--- BEGIN Materials provided ---

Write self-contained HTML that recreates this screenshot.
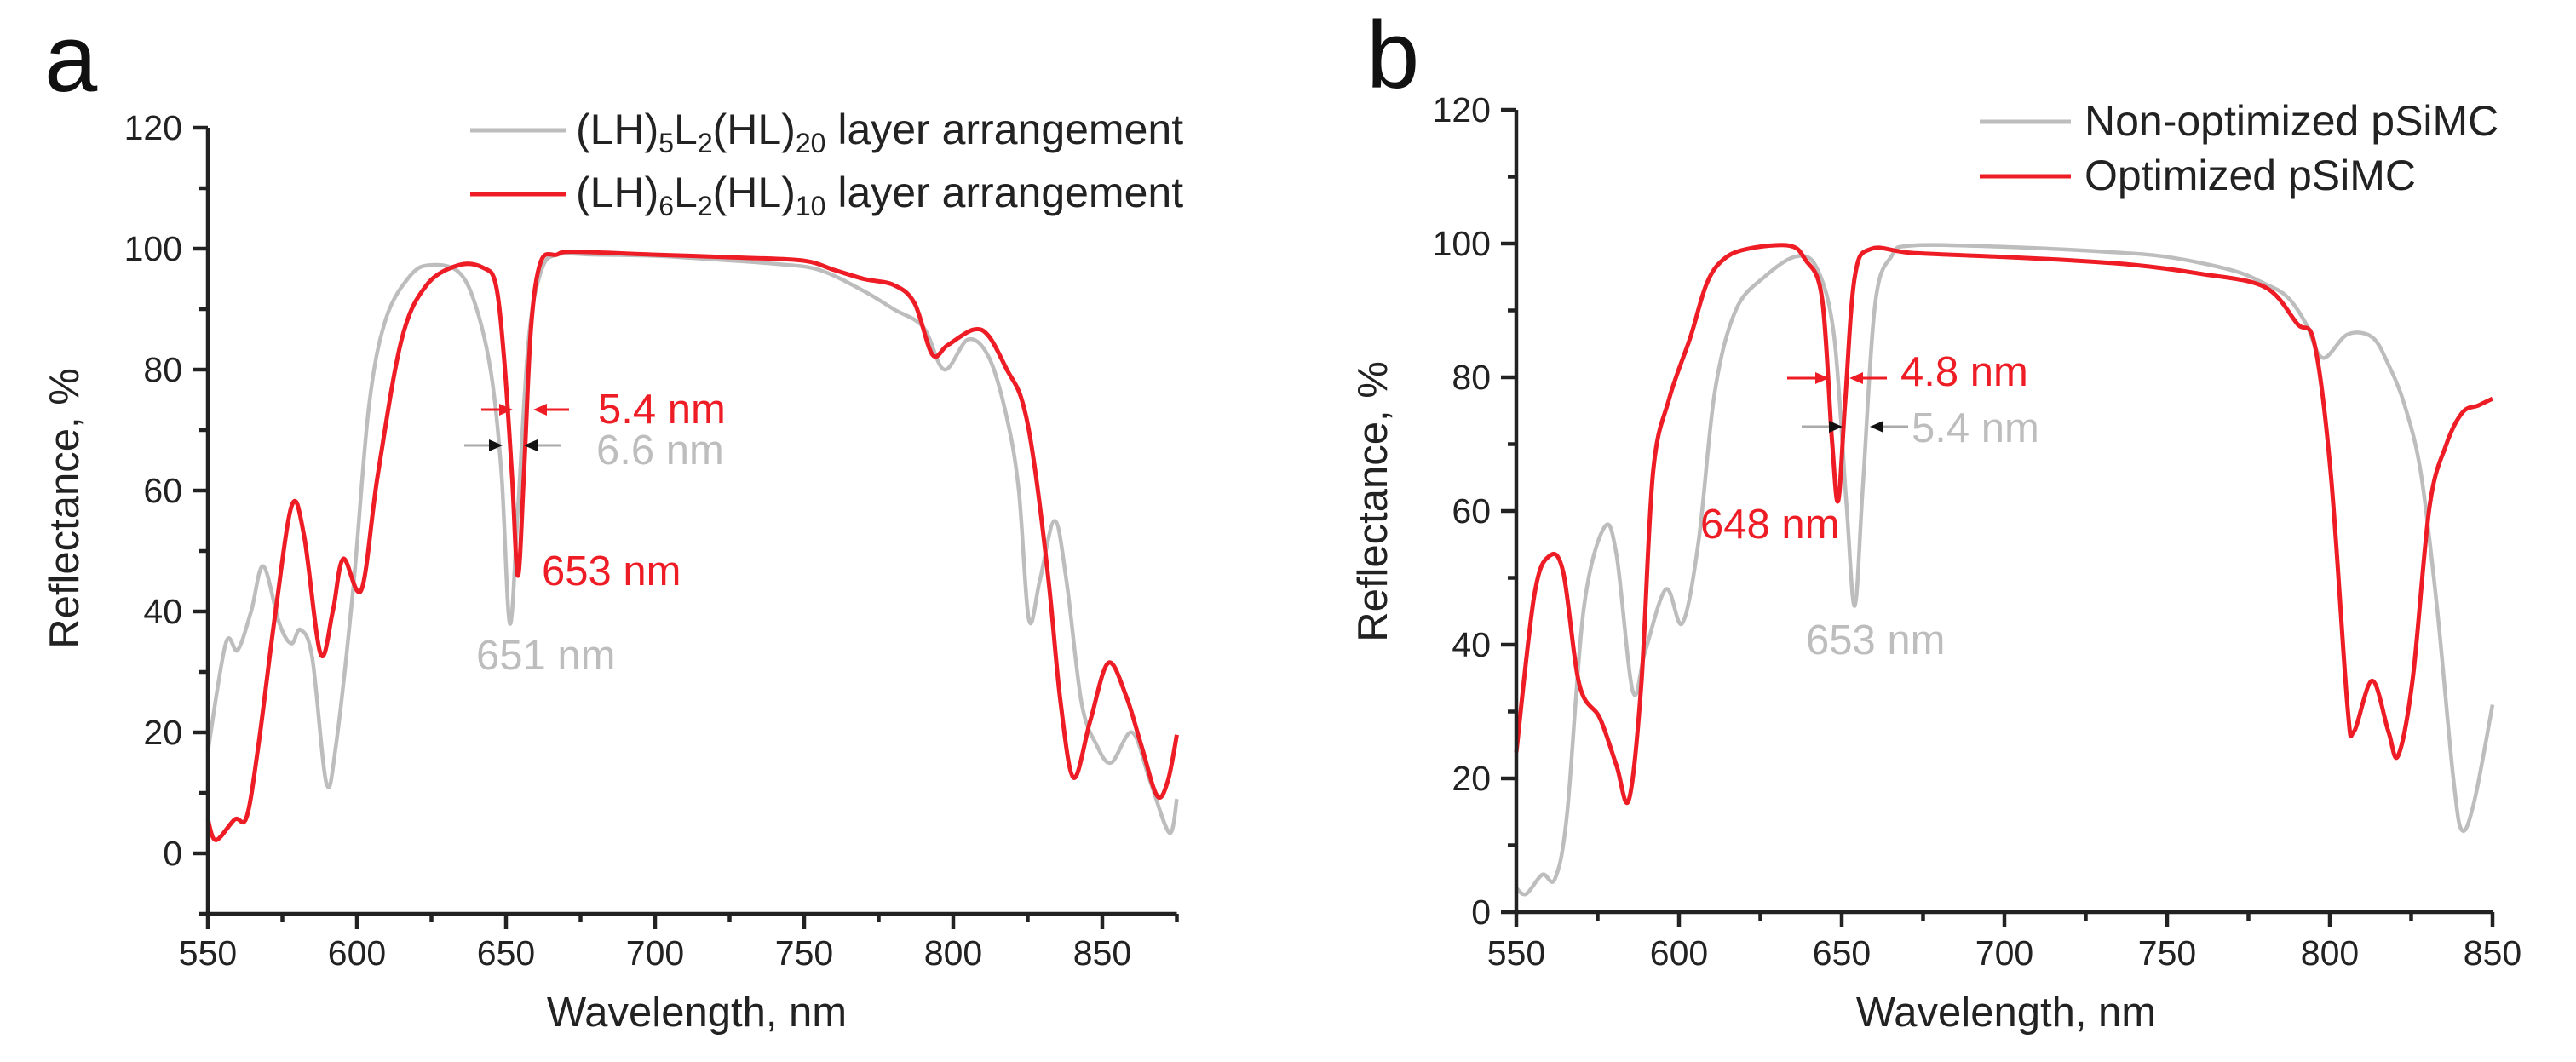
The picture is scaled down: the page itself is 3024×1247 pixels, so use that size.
<!DOCTYPE html>
<html><head><meta charset="utf-8"><style>
html,body{margin:0;padding:0;background:#fff;}
svg{display:block;font-family:"Liberation Sans",Arial,sans-serif;}
</style></head><body>
<svg id="fig" width="3024" height="1247" viewBox="0 0 3024 1247" xmlns="http://www.w3.org/2000/svg"></svg>
<script>
// Panel a data
const aGrayX=[550,556,560,564.5,568.6,574,578,581,585,589.7,593,598.7,604,609.7,618,624.7,634,639.8,645,648.5,651.3,654,657.6,661.7,667,680,700,720,740,755,770,780,790,797,805,812,818,822,825.4,829,834,838,843,848,853,860,866,872.5,875];
const aGrayY=[16.8,34.7,33.6,40,47.5,38,34.7,37,32.4,11.7,18,43.6,73.8,88.4,95.6,97.3,96.2,90.6,79.4,62.6,38,57,85,96.2,99,99,98.8,98.2,97.5,96.5,93,90,87,80,85,82,72,60,38.6,45,55,45,25,18,15,20,12,3.4,9];
const aRedX=[550,552.7,559,563,567,572.7,578.2,582.3,587.8,591.9,595.4,601.5,607,615,623.4,634.3,642.5,646.6,649.4,652,654,656,658.4,661.7,667,672.6,700,730,750,760,770,780,787,793,798,806.8,812,818,823,827,832,836,840.4,846,852,858,863,868.4,872,875];
const aRedY=[5.6,2.2,5.6,6,18,40,57.6,52.5,33,40,48.7,43.6,62.6,85,94,97.3,96.8,94,81.6,62.6,45.9,62.6,87,97.9,99,99.5,99,98.5,98,96.5,95,94,91,82.5,84,86.6,85.5,80,75,65,45,25,12.5,22,31.5,26,18,9.5,12,19.6];
// Panel b data
const bGrayX=[550,553,558,561.9,565.6,570.7,577,580.8,585.8,589.6,596,601,606,611,617.4,626.2,636.3,642.6,647.7,651.4,654,656.5,660.3,665.3,671.6,700,730,750,770,780,787,792.7,797.8,805.4,813,818,823,828,833,838,840.7,844.5,850];
const bGrayY=[3.6,2.7,5.6,5,14.7,45.3,57.5,53.4,33,39,48.3,43.2,55.4,77.8,90,95,98.1,96.1,86,61.5,45.8,63.6,91,98.1,99.7,99.5,98.8,98,96,94,92,88,82.9,86.4,86,81.9,75.8,65.6,45.3,19.8,12.2,16.8,31];
const bRedX=[550,555.5,560,564.4,569.4,575.7,580.8,584.6,588.4,592,597,603.5,608.5,613.6,621,633.8,638.8,643.9,647,648.9,651,654,659,671.6,700,720,740,760,780,790,795.3,800.3,805.4,807.4,813,818,821,825.5,830.6,835.6,840.7,845.7,850];
const bRedY=[23.9,47.3,53.2,50.9,34,29,21.9,16.8,34,65.6,76.8,86,94,97.6,99.2,99.7,97.6,92,70.7,61.5,75.8,95,99.2,98.6,98,97.5,96.8,95.5,93.5,88,85,65.6,31,27,34.6,27,23.4,35,60.5,69.7,74.7,75.8,76.8];
const aXTicks=[550,600,650,700,750,800,850];
const aYTicks=[0,20,40,60,80,100,120];
const bXTicks=[550,600,650,700,750,800,850];
const bYTicks=[0,20,40,60,80,100,120];

const NS='http://www.w3.org/2000/svg';
const svg=document.getElementById('fig');
function el(tag,attrs,parent,text){const e=document.createElementNS(NS,tag);for(const k in attrs)e.setAttribute(k,attrs[k]);if(text!==undefined)e.textContent=text;(parent||svg).appendChild(e);return e;}
function smooth(pts){let d='M'+pts[0][0].toFixed(1)+','+pts[0][1].toFixed(1);
 for(let i=0;i<pts.length-1;i++){const p0=pts[Math.max(0,i-1)],p1=pts[i],p2=pts[i+1],p3=pts[Math.min(pts.length-1,i+2)];
 const c1=[p1[0]+(p2[0]-p0[0])/6,p1[1]+(p2[1]-p0[1])/6],c2=[p2[0]-(p3[0]-p1[0])/6,p2[1]-(p3[1]-p1[1])/6];
 d+='C'+c1[0].toFixed(1)+','+c1[1].toFixed(1)+' '+c2[0].toFixed(1)+','+c2[1].toFixed(1)+' '+p2[0].toFixed(1)+','+p2[1].toFixed(1);}return d;}

function panel(cfg){
 const g=el('g',{});
 
 
 const X=v=>cfg.x0+(v-cfg.xmin)*cfg.sx, Y=v=>cfg.y0-(v)*cfg.sy;
 cfg.series.forEach(s=>{const p=el('path',{d:smooth(s.x.map((v,i)=>[X(v),Y(s.y[i])])),fill:'none',stroke:s.color,'stroke-width':s.w,'stroke-linejoin':'round'},g);
  
  });
 const axB=Y(cfg.ymin), axT=Y(cfg.ymax), axL=cfg.x0, axR=X(cfg.xmax);
 const ya=el('line',{x1:axL,y1:axT,x2:axL,y2:axB+2,stroke:'#222','stroke-width':4.5},g);
 
 
 const xa=el('line',{x1:axL-2,y1:axB,x2:axR,y2:axB,stroke:'#222','stroke-width':4.5},g);
 
 
 cfg.xt.forEach(v=>{el('line',{x1:X(v),y1:axB,x2:X(v),y2:axB+18,stroke:'#222','stroke-width':4.5},g);
  const t=el('text',{x:X(v),y:1133,'text-anchor':'middle','font-size':41,fill:'#222'},g,String(v));
  
  
  if(v+25<=cfg.xmax)el('line',{x1:X(v+25),y1:axB,x2:X(v+25),y2:axB+10,stroke:'#222','stroke-width':4.5},g);});
 cfg.yt.forEach(v=>{el('line',{x1:axL-18,y1:Y(v),x2:axL,y2:Y(v),stroke:'#222','stroke-width':4.5},g);
  const t=el('text',{x:axL-30,y:Y(v)+14,'text-anchor':'end','font-size':41,fill:'#222'},g,String(v));
  
  
  if(v+10<cfg.ymax)el('line',{x1:axL-10,y1:Y(v+10),x2:axL,y2:Y(v+10),stroke:'#222','stroke-width':4.5},g);});
 if(cfg.ymin<0)el('line',{x1:axL-10,y1:axB,x2:axL,y2:axB,stroke:'#222','stroke-width':4.5},g);
 const xt=el('text',{x:cfg.xtitleX,y:1205,'text-anchor':'middle','font-size':49,fill:'#222'},g,'Wavelength, nm');
 
 
 const yt=el('text',{x:0,y:0,'text-anchor':'middle','font-size':49,fill:'#222',transform:`translate(${cfg.ytitleX},${cfg.ytitleY}) rotate(-90)`},g,'Reflectance, %');
 
 
 return {g,X,Y};
}
function arrow(g,x1,x2,y,color,name){
 const dir=Math.sign(x2-x1);
 const l=el('line',{x1:x1,y1:y,x2:x2-dir*14,y2:y,stroke:color,'stroke-width':3},g);
 
 
 el('polygon',{points:`${x2},${y} ${x2-dir*16},${y-7} ${x2-dir*16},${y+7}`,fill:color==='#aaa'?'#111':color},g);
}
function txt(g,x,y,s,color,size,name,anchor){const t=el('text',{x:x,y:y,'font-size':size,fill:color,'text-anchor':anchor||'start'},g,s);
 
 return t;}

const RED='#ee1c25', GRAY='#bdbdbd';
const A=panel({name:'panel-a',x0:244,xmin:550,xmax:875,sx:3.5,y0:1002,sy:7.1,ymin:-10,ymax:120,xt:aXTicks,yt:aYTicks,xtitleX:818,ytitleX:92,ytitleY:597,
 series:[{name:'series-a-gray',x:aGrayX,y:aGrayY,color:GRAY,w:4.5},{name:'series-a-red',x:aRedX,y:aRedY,color:RED,w:5}]});
txt(A.g,52,107,'a','#111',112,'panel-label-a');
el('line',{x1:552,y1:153,x2:664,y2:153,stroke:GRAY,'stroke-width':5},A.g);
const la=el('text',{x:676,y:169,'font-size':50,fill:'#222'},A.g);


la.innerHTML='(LH)<tspan font-size="32" dy="10">5</tspan><tspan dy="-10">L</tspan><tspan font-size="32" dy="10">2</tspan><tspan dy="-10">(HL)</tspan><tspan font-size="32" dy="10">20</tspan><tspan dy="-10"> layer arrangement</tspan>';
el('line',{x1:552,y1:228,x2:664,y2:228,stroke:RED,'stroke-width':5},A.g);
const lb=el('text',{x:676,y:243,'font-size':50,fill:'#222'},A.g);


lb.innerHTML='(LH)<tspan font-size="32" dy="10">6</tspan><tspan dy="-10">L</tspan><tspan font-size="32" dy="10">2</tspan><tspan dy="-10">(HL)</tspan><tspan font-size="32" dy="10">10</tspan><tspan dy="-10"> layer arrangement</tspan>';
arrow(A.g,565,602,481,RED,'fwhm-arrow-red-left');arrow(A.g,668,626,481,RED,'fwhm-arrow-red-right');
arrow(A.g,545,590,523,'#aaa','fwhm-arrow-gray-left');arrow(A.g,658,615,523,'#aaa','fwhm-arrow-gray-right');
txt(A.g,702,497,'5.4 nm',RED,49,'fwhm-label-red');
txt(A.g,700,545,'6.6 nm',GRAY,49,'fwhm-label-gray');
txt(A.g,636,687,'653 nm',RED,49,'peak-label-red');
txt(A.g,559,786,'651 nm',GRAY,49,'peak-label-gray');

const B=panel({name:'panel-b',x0:1780,xmin:550,xmax:850,sx:3.82,y0:1071,sy:7.85,ymin:0,ymax:120,xt:bXTicks,yt:bYTicks,xtitleX:2355,ytitleX:1628,ytitleY:589,
 series:[{name:'series-b-gray',x:bGrayX,y:bGrayY,color:GRAY,w:4.5},{name:'series-b-red',x:bRedX,y:bRedY,color:RED,w:5}]});
txt(B.g,1604,103,'b','#111',112,'panel-label-b');
el('line',{x1:2324,y1:143,x2:2431,y2:143,stroke:GRAY,'stroke-width':5},B.g);
txt(B.g,2447,159,'Non-optimized pSiMC','#222',50,'legend-entry-gray');
el('line',{x1:2324,y1:207,x2:2431,y2:207,stroke:RED,'stroke-width':5},B.g);
txt(B.g,2447,223,'Optimized pSiMC','#222',50,'legend-entry-red');
arrow(B.g,2098,2147,444,RED,'fwhm-arrow-red-left');arrow(B.g,2215,2171,444,RED,'fwhm-arrow-red-right');
arrow(B.g,2115,2163,501,'#aaa','fwhm-arrow-gray-left');arrow(B.g,2240,2195,501,'#aaa','fwhm-arrow-gray-right');
txt(B.g,2231,453,'4.8 nm',RED,49,'fwhm-label-red');
txt(B.g,2244,519,'5.4 nm',GRAY,49,'fwhm-label-gray');
txt(B.g,1996,632,'648 nm',RED,49,'peak-label-red');
txt(B.g,2120,768,'653 nm',GRAY,49,'peak-label-gray');
</script>
</body></html>
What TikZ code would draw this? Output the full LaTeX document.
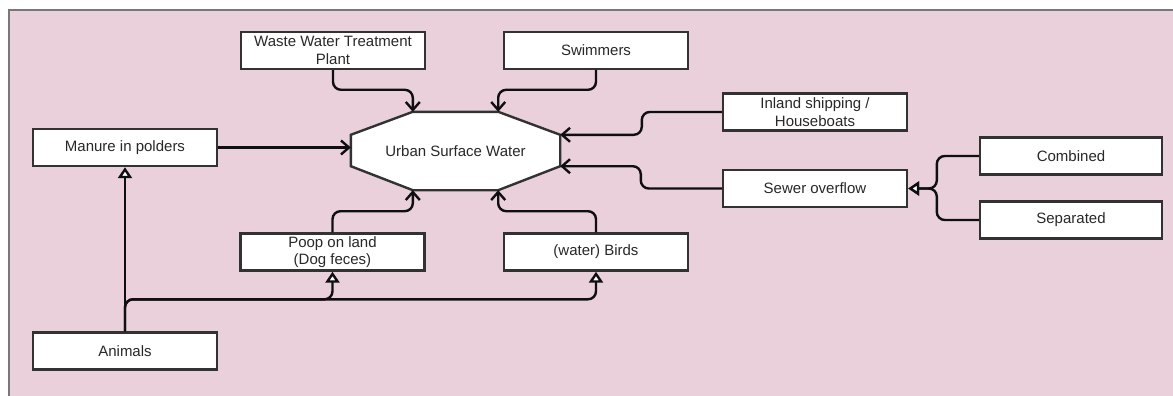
\documentclass[tikz,border=0pt]{standalone}
\usepackage{fontspec}
\setmainfont{Liberation Sans}
\usetikzlibrary{arrows.meta,calc}
\definecolor{bgpink}{RGB}{233,208,219}
\definecolor{framegray}{RGB}{120,120,120}
\definecolor{boxline}{RGB}{50,50,50}
\definecolor{txt}{RGB}{40,40,40}
\definecolor{conn}{RGB}{15,15,15}
\tikzset{
  box/.style={draw=boxline, fill=white, line width=2.4pt, minimum width=184pt,
    minimum height=37pt, inner sep=2pt, align=center, text=txt,
    font=\fontsize{15}{17.5}\selectfont},
  link/.style={draw=conn, line width=2.4pt, rounded corners=8pt},
  into/.style={link, -{Straight Barb[length=8pt,width=14pt]}},
  isa/.style={link, -{Triangle[length=11pt,width=14pt,fill=white]}}
}
\begin{document}
\begin{tikzpicture}[x=1pt,y=-1pt]
\useasboundingbox (0,0) rectangle (1173,396);
\clip (0,0) rectangle (1173,396);
\fill[white] (0,0) rectangle (1173,396);
\draw[framegray, fill=bgpink, line width=1.4pt] (9,10) rectangle (1190,410);

% nodes
\node[box] (wwtp) at (333,50.5) {Waste Water Treatment\\Plant};
\node[box] (swim) at (596,50.5) {Swimmers};
\node[box] (manure) at (125,147.5) {Manure in polders};
\node[box] (inland) at (815,112) {Inland shipping /\\Houseboats};
\node[box] (sewer) at (815,188.5) {Sewer overflow};
\node[box, minimum width=182pt] (combined) at (1071,156) {Combined};
\node[box, minimum width=182pt] (separated) at (1071,220) {Separated};
\node[box] (poop) at (332.5,252) {Poop on land\\(Dog feces)};
\node[box] (birds) at (596,252) {(water) Birds};
\node[box] (animals) at (125,351) {Animals};

% octagon
\node[minimum width=209pt, minimum height=78pt, inner sep=0pt] (usw) at (455.5,151) {};
\coordinate (ot1) at ($(usw.north west)+(62,0)$);
\coordinate (ot2) at ($(usw.north east)+(-62,0)$);
\coordinate (or1) at ($(usw.north east)+(0,23)$);
\coordinate (or2) at ($(usw.south east)+(0,-24)$);
\coordinate (ob2) at ($(usw.south east)+(-62,0)$);
\coordinate (ob1) at ($(usw.south west)+(62,0)$);
\coordinate (ol2) at ($(usw.south west)+(0,-24)$);
\coordinate (ol1) at ($(usw.north west)+(0,23)$);
\filldraw[draw=boxline, fill=white, line width=2.4pt, line join=miter]
  (ot1) -- (ot2) -- (or1) -- (or2) -- (ob2) -- (ob1) -- (ol2) -- (ol1) -- cycle;
\node[text=txt, font=\fontsize{15}{17.5}\selectfont] (uswlabel) at (usw) {Urban Surface Water};

% connectors into the octagon
\draw[into] (wwtp.south) |- ($(ot1)+(0,-22)$) -- (ot1);
\draw[into] (swim.south) |- ($(ot2)+(0,-22)$) -- (ot2);
\draw[into] (manure.east) -- (manure.east -| usw.west);
\draw[into] (inland.west) -- ++(-80,0) |- (or1);
\draw[into] (sewer.west) -- ++(-81,0) |- (or2);
\draw[into] (poop.north) |- ($(ob1)+(0,21)$) -- (ob1);
\draw[into] (birds.north) |- ($(ob2)+(0,21)$) -- (ob2);

% generalisation connectors
\draw[isa] (combined.west) -- ++(-42,0) |- (sewer.east);
\draw[isa] (separated.west) -- ++(-42,0) |- (sewer.east);
\draw[isa] (animals.north) -- (animals.north |- manure.south);
\draw[isa] (animals.north) -- ++(0,-32) -| (poop.south);
\draw[isa] (animals.north) -- ++(0,-32) -| (birds.south);
\end{tikzpicture}
\end{document}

--- END Materials provided ---

# [Exercise description]
Omit all pictures, then copy the lines between the ones holding "What TikZ code" and "(animals) at (125,351)", inclusive.

# [Exercise result]
What TikZ code would draw this? Output the full LaTeX document.
\documentclass[tikz,border=0pt]{standalone}
\usepackage{fontspec}
\setmainfont{Liberation Sans}
\usetikzlibrary{arrows.meta,calc}
\definecolor{bgpink}{RGB}{233,208,219}
\definecolor{framegray}{RGB}{120,120,120}
\definecolor{boxline}{RGB}{50,50,50}
\definecolor{txt}{RGB}{40,40,40}
\definecolor{conn}{RGB}{15,15,15}
\tikzset{
  box/.style={draw=boxline, fill=white, line width=2.4pt, minimum width=184pt,
    minimum height=37pt, inner sep=2pt, align=center, text=txt,
    font=\fontsize{15}{17.5}\selectfont},
  link/.style={draw=conn, line width=2.4pt, rounded corners=8pt},
  into/.style={link, -{Straight Barb[length=8pt,width=14pt]}},
  isa/.style={link, -{Triangle[length=11pt,width=14pt,fill=white]}}
}
\begin{document}
\begin{tikzpicture}[x=1pt,y=-1pt]
\useasboundingbox (0,0) rectangle (1173,396);
\clip (0,0) rectangle (1173,396);
\fill[white] (0,0) rectangle (1173,396);
\draw[framegray, fill=bgpink, line width=1.4pt] (9,10) rectangle (1190,410);

% nodes
\node[box] (wwtp) at (333,50.5) {Waste Water Treatment\\Plant};
\node[box] (swim) at (596,50.5) {Swimmers};
\node[box] (manure) at (125,147.5) {Manure in polders};
\node[box] (inland) at (815,112) {Inland shipping /\\Houseboats};
\node[box] (sewer) at (815,188.5) {Sewer overflow};
\node[box, minimum width=182pt] (combined) at (1071,156) {Combined};
\node[box, minimum width=182pt] (separated) at (1071,220) {Separated};
\node[box] (poop) at (332.5,252) {Poop on land\\(Dog feces)};
\node[box] (birds) at (596,252) {(water) Birds};
\node[box] (animals) at (125,351) {Animals};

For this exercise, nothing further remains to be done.